Level I concentrations can also be established by a fish tissue sample, and other non-sessile, benthic organisms, providing all three criteria of HRS rule, page 51620 are met.

  • Non-sessile, benthic organisms like fish move around and cannot, in themselves, be used to establish an observed release or a zone of actual contamination.

  • Within the zone of actual contamination established by other samples (aqueous, sediment, tissue) a "territorial" aquatic organism is caught, and a substance found in the organism's tissue was also found in the documentation of the zone of actual contamination, the HRS assumes that the load of contamination found within the organism reflects, at least in part, the impact of contamination attributable to the site. The contamination level in the organism is compared against benchmarks and may establish Level I concentrations (HRS Guidance Manual, Highlight 8-48 : Samples and Criteria for Level I and Level II Concentrations in the Human Chain Threat, page 299).
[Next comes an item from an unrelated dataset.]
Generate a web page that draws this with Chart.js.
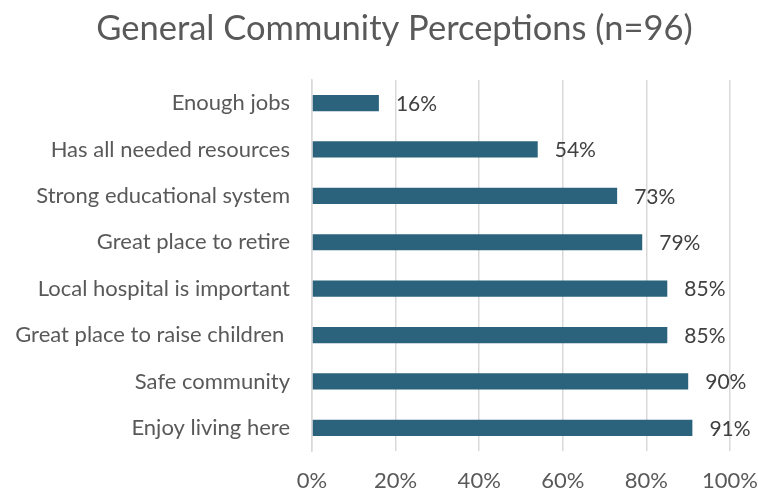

    • The HRS Guidance Manual, Highlight 8-47 : Use of Tissue Samples from Aquatic Organisms, page 297 gives examples of aquatic organisms that are apt to spend extended periods of time within the boundaries of actual food chain contamination.

    • The location where the organism was caught can document a zone of Level I concentrations if all the criteria are met.

Zones of Level I, Level II, and potential contamination for the human food chain threat are established, based on the sampling points discussed above, in the same manner that zones are established for the drinking water threat.